Look through the lines below and extract each one that contains "React".

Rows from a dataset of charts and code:
++++++++
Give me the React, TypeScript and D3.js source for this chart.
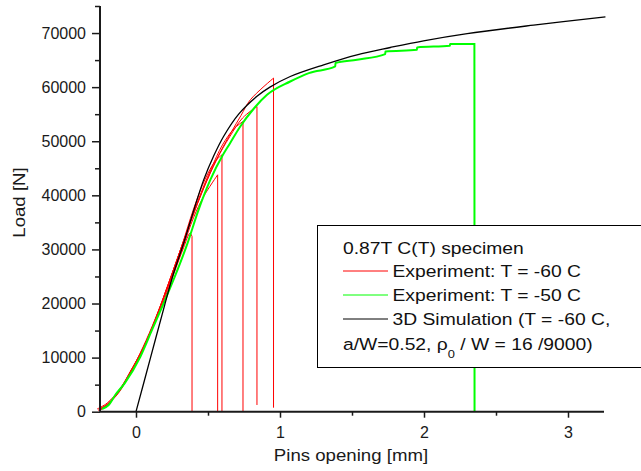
import React, { useEffect, useRef } from "react";
import * as d3 from "d3";

// pins opening [mm], load [N]
const simulation: [number, number][] = [
  [0, 0], [0.1, 9900], [0.2, 19800], [0.26, 25500], [0.331, 31150], [0.41, 38000],
  [0.47, 42860], [0.54, 47300], [0.608, 50870], [0.713, 55000], [0.84, 58300],
  [0.93, 60000], [1.071, 61970], [1.303, 64130], [1.535, 65980], [1.766, 67330],
  [1.997, 68570], [2.3, 69900], [2.761, 71470], [3.26, 73000],
];

const expMinus50: [number, number][] = [
  [-0.236, 500], [-0.19, 1240], [-0.144, 3090], [-0.079, 5250], [0.03, 10170],
  [0.111, 15110], [0.192, 20050], [0.27, 25000], [0.358, 31150], [0.43, 37000],
  [0.516, 42860], [0.6, 47300], [0.65, 49500], [0.724, 52720], [0.82, 56100],
  [0.91, 58580], [1.071, 61040], [1.2, 62600], [1.384, 63820], [1.385, 64450],
  [1.535, 65060], [1.731, 66110], [1.732, 66590], [1.951, 66900], [1.952, 67330],
  [2.18, 67650], [2.181, 67960], [2.35, 67960], [2.351, 0],
];

// several specimens tested at -60 C, each ending with a cleavage drop
const expMinus60a: [number, number][] = [
  [-0.26, 400], [-0.2, 1300], [-0.12, 3500], [-0.05, 6600], [0.02, 9900], [0.1, 14500],
  [0.18, 19600], [0.26, 25300], [0.33, 30300], [0.375, 33000], [0.389, 32400], [0.389, 0],
];
const expMinus60b: [number, number][] = [
  [-0.25, 300], [-0.19, 1500], [-0.1, 4400], [-0.02, 8200], [0.06, 12300], [0.15, 18000],
  [0.24, 24300], [0.32, 30000], [0.4, 35900], [0.47, 39800], [0.567, 43790], [0.567, 0],
];
const expMinus60c: [number, number][] = [
  [-0.27, 500], [-0.2, 1600], [-0.11, 4300], [-0.03, 7900], [0.05, 11800], [0.14, 17500],
  [0.22, 23300], [0.31, 30000], [0.4, 37500], [0.48, 43000], [0.55, 46300], [0.597, 47490],
  [0.597, 0],
];
const expMinus60d: [number, number][] = [
  [-0.26, 200], [-0.21, 1000], [-0.13, 3300], [-0.06, 6300], [0.01, 9800], [0.09, 14400],
  [0.18, 20300], [0.27, 27000], [0.36, 33800], [0.44, 39700], [0.52, 44800], [0.6, 49300],
  [0.68, 52300], [0.743, 53650], [0.743, 0],
];
const expMinus60e: [number, number][] = [
  [-0.25, 600], [-0.2, 1400], [-0.12, 3800], [-0.04, 7300], [0.03, 10700], [0.12, 16000],
  [0.2, 21800], [0.29, 28500], [0.38, 35200], [0.47, 41300], [0.56, 46600], [0.65, 50800],
  [0.74, 54300], [0.84, 56420], [0.84, 1240],
];
const expMinus60f: [number, number][] = [
  [-0.26, 300], [-0.2, 1200], [-0.11, 4100], [-0.03, 7800], [0.05, 11600], [0.13, 16700],
  [0.21, 22300], [0.3, 29200], [0.39, 35900], [0.48, 42000], [0.57, 47200], [0.66, 51600],
  [0.73, 54800], [0.794, 57660], [0.955, 61670], [0.955, 740],
];
const redSpecimens = [expMinus60a, expMinus60b, expMinus60c, expMinus60d, expMinus60e, expMinus60f];

const xMajor = [0, 1, 2, 3];
const xMinor = [0.5, 1.5, 2.5];
const yMajor = [0, 10000, 20000, 30000, 40000, 50000, 60000, 70000];
const yMinor = [5000, 15000, 25000, 35000, 45000, 55000, 65000, 75000];

const legendRows = [
  { label: "Experiment: T = -60 C", color: "#ff0000" },
  { label: "Experiment: T = -50 C", color: "#00ff00" },
  { label: "3D Simulation (T = -60 C,", color: "#000000" },
];

export default function App() {
  const ref = useRef<SVGSVGElement>(null);

  useEffect(() => {
    const svg = d3.select(ref.current);
    svg.selectAll("*").remove();

    const left = 100, right = 604, top = 6, bottom = 411.7;
    const x = d3.scaleLinear().domain([-0.25, 3.25]).range([left, right]);
    const y = d3.scaleLinear().domain([0, 75000]).range([bottom, top]);
    const font = "'Liberation Sans', Arial, sans-serif";

    const smooth = d3.line<[number, number]>()
      .x((d) => x(d[0]))
      .y((d) => y(d[1]))
      .curve(d3.curveCatmullRom.alpha(0.5));
    const monotone = d3.line<[number, number]>()
      .x((d) => x(d[0]))
      .y((d) => y(d[1]))
      .curve(d3.curveMonotoneX);

    const plot = svg.append("g");
    // rising part smooth, the final drop as a straight vertical
    redSpecimens.forEach((s) => {
      const end = s[s.length - 1];
      const d = smooth(s.slice(0, -1)) + `L${x(end[0])},${y(end[1])}`;
      plot.append("path").attr("d", d).attr("fill", "none")
        .attr("stroke", "#ff0000").attr("stroke-width", 1);
    });
    plot.append("path").attr("d", monotone(expMinus50)).attr("fill", "none")
      .attr("stroke", "#00ff00").attr("stroke-width", 2);
    plot.append("path").attr("d", smooth(simulation)).attr("fill", "none")
      .attr("stroke", "#000").attr("stroke-width", 1.3);

    // axes
    const axisColor = "#1a1a1a";
    const styleAxis = (g: any) => {
      g.select(".domain").remove();
      g.selectAll("line").attr("stroke", axisColor).attr("stroke-width", 1.5);
      g.selectAll("text").attr("fill", axisColor).attr("font-family", font).attr("font-size", 16);
    };

    const xg = svg.append("g").attr("transform", `translate(0,${bottom})`);
    xg.append("g").call(d3.axisBottom(x).tickValues(xMajor).tickSize(6).tickPadding(9)
      .tickFormat(d3.format("d"))).call(styleAxis);
    xg.append("g").call(d3.axisBottom(x).tickValues(xMinor).tickSize(4).tickFormat(() => ""))
      .call(styleAxis);

    const yg = svg.append("g").attr("transform", `translate(${left},0)`);
    yg.append("g").call(d3.axisLeft(y).tickValues(yMajor).tickSize(8).tickPadding(6)
      .tickFormat(d3.format("d"))).call(styleAxis);
    yg.append("g").call(d3.axisLeft(y).tickValues(yMinor).tickSize(5).tickFormat(() => ""))
      .call(styleAxis);

    svg.append("line").attr("x1", left).attr("x2", right).attr("y1", bottom).attr("y2", bottom)
      .attr("stroke", axisColor).attr("stroke-width", 2);
    svg.append("line").attr("x1", left).attr("x2", left).attr("y1", top).attr("y2", bottom)
      .attr("stroke", axisColor).attr("stroke-width", 2);

    // axis titles (the original text is set a little wide)
    svg.append("text").attr("transform", "translate(351,461) scale(1.13,1)")
      .attr("text-anchor", "middle").attr("font-family", font).attr("font-size", 16.5)
      .attr("fill", axisColor).text("Pins opening [mm]");
    svg.append("text").attr("transform", "translate(25,202.5) rotate(-90) scale(1.13,1)")
      .attr("text-anchor", "middle").attr("font-family", font).attr("font-size", 16.5)
      .attr("fill", axisColor).text("Load [N]");

    // legend
    const lg = svg.append("g").attr("font-family", font).attr("font-size", 16.5)
      .attr("fill", "#111");
    lg.append("rect").attr("x", 317.5).attr("y", 225.5).attr("width", 330).attr("height", 142)
      .attr("fill", "#fff").attr("stroke", "#000").attr("stroke-width", 1);
    const wide = (tx: number, ty: number) =>
      lg.append("text").attr("transform", `translate(${tx},${ty}) scale(1.17,1)`);
    wide(343, 254).text("0.87T C(T) specimen");
    legendRows.forEach((r, i) => {
      const ly = 271 + i * 24;
      lg.append("line").attr("x1", 343).attr("x2", 388).attr("y1", ly).attr("y2", ly)
        .attr("stroke", r.color).attr("stroke-width", 1);
      wide(392.5, ly + 6).text(r.label);
    });
    const last = wide(343, 349.5);
    last.append("tspan").text("a/W=0.52, \u03c1");
    last.append("tspan").attr("dy", 8).attr("font-size", 11).text("0");
    last.append("tspan").attr("dy", -8).text(" / W = 16 /9000)");
  }, []);

  return (
    <svg ref={ref} width={641} height={471}
      style={{ position: "absolute", left: 0, top: 0, background: "#fff" }} />
  );
}
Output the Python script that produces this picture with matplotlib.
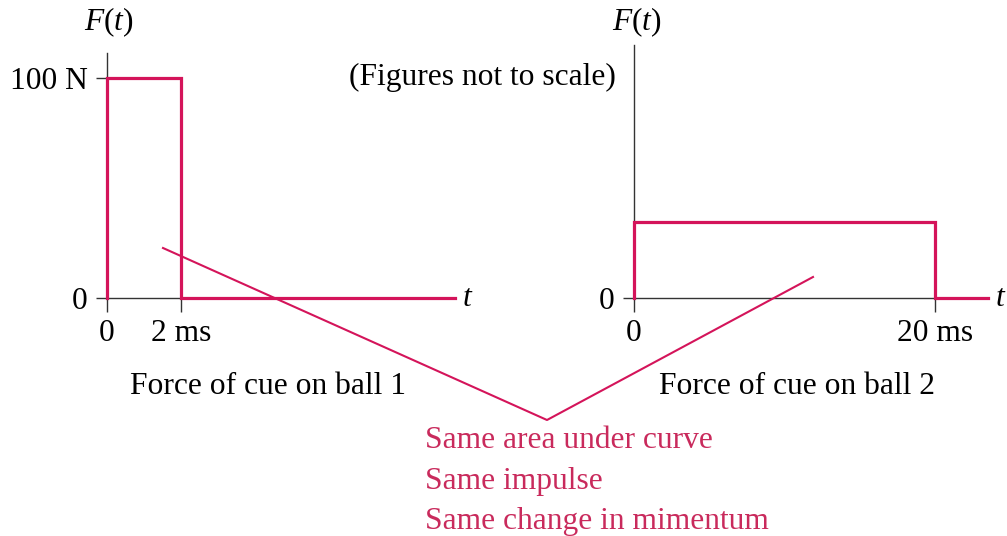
++++++++
▶ EXPECTED OUTPUT:
Give me the React, TypeScript and D3.js source for this chart.
import React, { useEffect, useRef } from "react";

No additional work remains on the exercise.